2.4 It is proposed to solve this problem by means of the use of claim 1 and by the process for manufacture of claim 2, characterised in that the apparent pH of the aqueous H2O2 solution is in the claimed range.
2.5 Experiments D6, provided by the appellant with its reply to the notice of opposition, confirm that the use of an aqueous H2O2 solution having an apparent pH in the claimed range yields a higher selectivity and a higher conversion rate:
Experiment "No. 1" (Table 1) has an apparent pH of 2, which is within the claimed range of between 1.9 and 2.2 in the case of a 41.2 wt.% H2O2 solution, and this experiment does indeed have the highest selectivity towards propylene oxide and also the highest conversion when compared to solutions with:
- a lower apparent pH ("No. 2"), and
- a higher apparent pH ("No. 3").
The respondent argued that the presence of the Na2HPO4·2H2O buffer in the experiments of D6 masked the influence of the apparent pH.
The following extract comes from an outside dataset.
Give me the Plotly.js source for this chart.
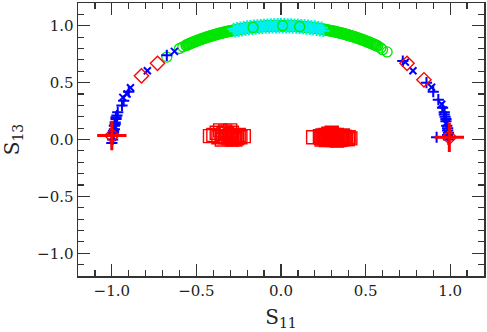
<!DOCTYPE html>
<html>
<head>
<meta charset="utf-8">
<script src="https://cdn.plot.ly/plotly-3.0.1.min.js"></script>
<style>html,body{margin:0;padding:0;background:#fff;}#chart{width:487px;height:332px;}</style>
</head>
<body>
<div id="chart"></div>
<script>
// ---- data ----
const greenX = [-0.56,-0.55,-0.54,-0.53,-0.52,-0.51,-0.50,-0.49,-0.48,-0.47,-0.46,-0.45,-0.44,-0.43,-0.42,-0.41,-0.40,-0.39,-0.38,-0.37,-0.36,-0.35,-0.34,-0.33,-0.32,-0.31,-0.30,-0.29,-0.28,-0.27,-0.26,-0.25,-0.24,-0.23,-0.22,-0.21,-0.20,-0.19,-0.18,-0.17,-0.16,-0.15,-0.14,-0.13,-0.12,-0.11,-0.10,-0.09,-0.08,-0.07,-0.06,-0.05,-0.04,-0.03,-0.02,-0.01,
  0.00,0.01,0.02,0.03,0.04,0.05,0.06,0.07,0.08,0.09,0.10,0.11,0.12,0.13,0.14,0.15,0.16,0.17,0.18,0.19,0.20,0.21,0.22,0.23,0.24,0.25,0.26,0.27,0.28,0.29,0.30,0.31,0.32,0.33,0.34,0.35,0.36,0.37,0.38,0.39,0.40,0.41,0.42,0.43,0.44,0.45,0.46,0.47,0.48,0.49,0.50,0.51,0.52,0.53,0.54,0.55,0.56,0.57];
const greenY = [0.828,0.835,0.842,0.848,0.854,0.860,0.866,0.872,0.877,0.883,0.888,0.893,0.898,0.903,0.908,0.912,0.917,0.921,0.925,0.929,0.933,0.937,0.940,0.944,0.947,0.951,0.954,0.957,0.960,0.963,0.966,0.968,0.971,0.973,0.975,0.978,0.980,0.982,0.984,0.985,0.987,0.989,0.990,0.992,0.993,0.994,0.995,0.996,0.997,0.998,0.998,0.999,0.999,1.000,1.000,1.000,
  1.000,1.000,1.000,1.000,0.999,0.999,0.998,0.998,0.997,0.996,0.995,0.994,0.993,0.992,0.990,0.989,0.987,0.985,0.984,0.982,0.980,0.978,0.975,0.973,0.971,0.968,0.966,0.963,0.960,0.957,0.954,0.951,0.947,0.944,0.940,0.937,0.933,0.929,0.925,0.921,0.917,0.912,0.908,0.903,0.898,0.893,0.888,0.883,0.877,0.872,0.866,0.860,0.854,0.848,0.842,0.835,0.828,0.822];

const cyanX = [-0.28,-0.27,-0.26,-0.25,-0.24,-0.23,-0.22,-0.21,-0.20,-0.19,-0.18,-0.17,-0.16,-0.15,-0.14,-0.13,-0.12,-0.11,-0.10,-0.09,-0.08,-0.07,-0.06,-0.05,-0.04,-0.03,-0.02,-0.01,
  0.00,0.01,0.02,0.03,0.04,0.05,0.06,0.07,0.08,0.09,0.10,0.11,0.12,0.13,0.14,0.15,0.16,0.17,0.18,0.19,0.20,0.21,0.22,0.23,0.24,0.25];
const cyanY = [0.972,0.951,0.978,0.956,0.983,0.961,0.987,0.966,0.992,0.970,0.996,0.973,0.999,0.977,1.002,0.980,1.005,0.982,1.007,0.984,1.009,0.986,1.010,0.987,1.011,0.988,1.012,0.988,
  1.012,0.988,1.012,0.988,1.011,0.987,1.010,0.986,1.009,0.984,1.007,0.982,1.005,0.980,1.002,0.977,0.999,0.973,0.996,0.970,0.992,0.966,0.987,0.961,0.983,0.956];

const greenExtraX = [-0.675,-0.60,-0.58,-0.165,0.01,0.11,0.59,0.60,0.627];
const greenExtraY = [0.725,0.80,0.815,0.985,1.0,0.992,0.805,0.79,0.77];

const bluePlusX = [-1.0,-0.995,-0.99,-0.99,-0.985,-0.985,-0.98,-0.975,-0.97,-0.965,-0.995,-0.99,-0.98,-0.975,-0.94,-0.93,-0.90,-0.675,
  0.99,0.985,0.985,0.98,0.975,0.97,0.965,0.955,0.99,0.985,0.975,0.965,0.93,0.90,0.92,0.72,0.86];
const bluePlusY = [-0.03,0.0,0.03,0.06,0.09,0.12,0.15,0.18,0.21,0.24,0.045,0.075,0.135,0.195,0.30,0.34,0.42,0.74,
  0.0,0.04,0.08,0.12,0.16,0.20,0.24,0.28,0.06,0.10,0.18,0.22,0.35,0.42,0.02,0.69,0.50];
const blueXX = [-0.995,-0.985,-0.98,-0.975,-0.935,-0.91,-0.89,-0.79,-0.63,
  0.98,0.975,0.96,0.95,0.89,0.78,0.735];
const blueXY = [0.02,0.05,0.11,0.16,0.37,0.40,0.455,0.605,0.775,
  0.06,0.14,0.26,0.31,0.46,0.605,0.68];

const redSqX = [-0.42,-0.40,-0.38,-0.36,-0.35,-0.33,-0.32,-0.31,-0.30,-0.29,-0.28,-0.27,-0.26,-0.25,-0.24,-0.22,-0.34,-0.37,-0.29,-0.33,-0.30,-0.27,-0.35,-0.31,-0.28,-0.26,
  0.19,0.23,0.25,0.26,0.27,0.28,0.29,0.30,0.31,0.32,0.33,0.34,0.35,0.36,0.37,0.38,0.40,0.41,0.30,0.24,0.28,0.33,0.36,0.26,0.31,
  0.235,0.255,0.275,0.295,0.315,0.335,0.355,0.375,0.395,0.245,0.265,0.285,0.305,0.325,0.345,0.365,0.385];
const redSqY = [0.03,0.04,0.06,0.08,0.03,0.02,0.05,0.01,0.04,0.06,0.02,0.03,0.01,0.04,0.02,0.03,0.05,0.02,0.00,0.07,0.08,0.00,0.00,0.03,0.01,0.02,
  0.02,0.03,0.01,0.04,0.02,0.00,0.03,0.05,0.01,0.02,0.04,0.00,0.02,0.03,0.01,0.02,0.02,0.01,0.06,0.00,0.05,-0.01,0.00,0.02,0.04,
  0.015,0.025,0.005,0.015,0.025,0.005,0.015,0.025,0.005,0.035,-0.005,0.035,-0.005,0.035,-0.005,0.035,0.005];

const redDiamondX = [-0.825,-0.73,0.745,0.845,-1.0,0.995];
const redDiamondY = [0.56,0.67,0.67,0.525,0.035,0.02];
const redStarX = [-1.0,0.995];
const redStarY = [0.035,0.02];

const xTitle = 'S<sub>11</sub>';
const yTitle = 'S<sub>13</sub>';

// ---- plot ----
const GREEN = '#00e600', CYAN = '#00f0f0', BLUE = '#0000ff', RED = '#ff0000';
const traces = [
  {x: greenX, y: greenY, mode: 'markers', type: 'scatter',
   marker: {symbol: 'circle-open', size: 10, color: GREEN, line: {width: 2, color: GREEN}}},
  {x: cyanX, y: cyanY, mode: 'markers', type: 'scatter',
   marker: {symbol: 'cross-thin-open', size: 9, color: CYAN, line: {width: 2, color: CYAN}}},
  {x: greenExtraX, y: greenExtraY, mode: 'markers', type: 'scatter',
   marker: {symbol: 'circle-open', size: 10, color: GREEN, line: {width: 1.3, color: GREEN}}},
  {x: bluePlusX, y: bluePlusY, mode: 'markers', type: 'scatter',
   marker: {symbol: 'cross-thin-open', size: 8, color: BLUE, line: {width: 2, color: BLUE}}},
  {x: blueXX, y: blueXY, mode: 'markers', type: 'scatter',
   marker: {symbol: 'x-thin-open', size: 7, color: BLUE, line: {width: 2, color: BLUE}}},
  {x: redSqX, y: redSqY, mode: 'markers', type: 'scatter',
   marker: {symbol: 'square-open', size: 13, color: RED, line: {width: 1.4, color: RED}}},
  {x: redDiamondX, y: redDiamondY, mode: 'markers', type: 'scatter',
   marker: {symbol: 'diamond-open', size: 11, color: RED, line: {width: 1.4, color: RED}}},
  {x: redStarX, y: redStarY, mode: 'markers', type: 'scatter',
   marker: {symbol: 'cross-thin-open', size: 21, color: RED, line: {width: 3, color: RED}}}
];

const tickCol = '#333';
const axisCommon = {
  range: [-1.2, 1.2], tick0: 0, dtick: 0.5, tickformat: '.1f',
  ticks: 'inside', ticklen: 12, tickwidth: 1.3, tickcolor: tickCol,
  showline: true, linecolor: tickCol, linewidth: 1.5, mirror: 'allticks',
  showgrid: false, zeroline: false,
  minor: {dtick: 0.1, ticks: 'inside', ticklen: 6, tickwidth: 1.2, tickcolor: tickCol, showgrid: false},
  tickfont: {family: 'DejaVu Serif', size: 15, color: '#222'}
};
const mirrorAxis = {
  range: [-1.2, 1.2], tick0: 0, dtick: 0.5,
  ticks: 'inside', ticklen: 12, tickwidth: 1.3, tickcolor: tickCol,
  showline: false, showgrid: false, zeroline: false, showticklabels: false,
  minor: {dtick: 0.1, ticks: 'inside', ticklen: 6, tickwidth: 1.2, tickcolor: tickCol, showgrid: false}
};

const layout = {
  width: 487, height: 332,
  margin: {l: 78, r: 3, t: 3, b: 56},
  paper_bgcolor: '#fff', plot_bgcolor: '#fff',
  showlegend: false,
  font: {family: 'DejaVu Serif', color: '#222'},
  xaxis: Object.assign({}, axisCommon, {title: {text: xTitle, font: {family: 'DejaVu Serif', size: 20, color: '#222'}, standoff: 11}}),
  yaxis: Object.assign({}, axisCommon, {title: {text: yTitle, font: {family: 'DejaVu Serif', size: 20, color: '#222'}, standoff: 15}}),
  xaxis2: Object.assign({}, mirrorAxis, {overlaying: 'x', side: 'top', anchor: 'y'}),
  yaxis2: Object.assign({}, mirrorAxis, {overlaying: 'y', side: 'right', anchor: 'x'})
};

Plotly.newPlot('chart', traces, layout, {staticPlot: true, displayModeBar: false});
</script>
</body>
</html>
This argument is however not convincing, since identical amounts of buffer are used in examples Nos. 1 to 3 of D6. More importantly, the respondent has provided only arguments and no experimental evidence for its allegations.
There is hence no evidence on file showing that the problem was not successfully solved.
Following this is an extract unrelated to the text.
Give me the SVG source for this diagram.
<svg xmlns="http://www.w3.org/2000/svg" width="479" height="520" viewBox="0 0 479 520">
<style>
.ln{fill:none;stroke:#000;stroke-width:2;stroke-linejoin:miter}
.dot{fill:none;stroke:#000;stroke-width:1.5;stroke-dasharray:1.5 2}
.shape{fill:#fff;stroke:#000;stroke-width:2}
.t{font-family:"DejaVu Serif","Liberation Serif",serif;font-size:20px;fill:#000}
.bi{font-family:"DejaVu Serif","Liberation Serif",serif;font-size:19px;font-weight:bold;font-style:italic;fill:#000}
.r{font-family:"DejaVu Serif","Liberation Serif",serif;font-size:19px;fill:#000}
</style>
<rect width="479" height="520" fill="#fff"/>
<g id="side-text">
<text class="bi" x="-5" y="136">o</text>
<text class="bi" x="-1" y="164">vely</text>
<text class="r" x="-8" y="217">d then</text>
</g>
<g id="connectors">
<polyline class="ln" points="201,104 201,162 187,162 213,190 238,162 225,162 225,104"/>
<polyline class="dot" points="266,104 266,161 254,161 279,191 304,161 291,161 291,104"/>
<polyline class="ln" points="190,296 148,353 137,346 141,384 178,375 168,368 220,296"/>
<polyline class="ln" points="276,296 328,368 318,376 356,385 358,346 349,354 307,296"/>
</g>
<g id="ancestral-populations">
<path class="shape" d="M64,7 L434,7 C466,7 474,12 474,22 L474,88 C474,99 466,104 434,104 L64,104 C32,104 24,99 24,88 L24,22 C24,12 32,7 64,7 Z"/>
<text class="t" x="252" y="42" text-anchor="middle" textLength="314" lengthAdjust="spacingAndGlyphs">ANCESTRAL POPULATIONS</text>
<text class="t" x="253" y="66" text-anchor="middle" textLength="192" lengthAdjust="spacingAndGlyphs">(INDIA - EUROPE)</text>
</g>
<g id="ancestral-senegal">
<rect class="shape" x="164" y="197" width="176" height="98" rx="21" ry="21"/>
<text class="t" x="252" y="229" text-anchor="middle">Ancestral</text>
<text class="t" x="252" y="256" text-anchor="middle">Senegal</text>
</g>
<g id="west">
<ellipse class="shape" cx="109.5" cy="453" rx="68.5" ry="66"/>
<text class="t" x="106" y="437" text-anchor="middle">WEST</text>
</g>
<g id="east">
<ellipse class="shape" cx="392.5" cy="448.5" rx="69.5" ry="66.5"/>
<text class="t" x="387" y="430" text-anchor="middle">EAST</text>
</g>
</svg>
2.6 The respondent argued that the skilled person would use an aqueous H2O2 solution with a conventional pH of between about 6 and about 3.4 when starting from Example 2 of D1, and this would thus fall within the scope of claim 1.
However, this line of argument is an ex post facto analysis since there is no indication in the available prior art that an apparent pH of the H2O2 solution in the claimed range solves the technical problem posed.
The subject-matter of claims 1 and 2 therefore involves an inventive step within the meaning of Article 56 EPC.
2.7 For the same reasons, the subject-matter of the dependent claims also involves an inventive step within the meaning of Article 56 EPC.
For these reasons it is decided that:
1. The decision under appeal is set aside.
2. The patent is maintained as granted.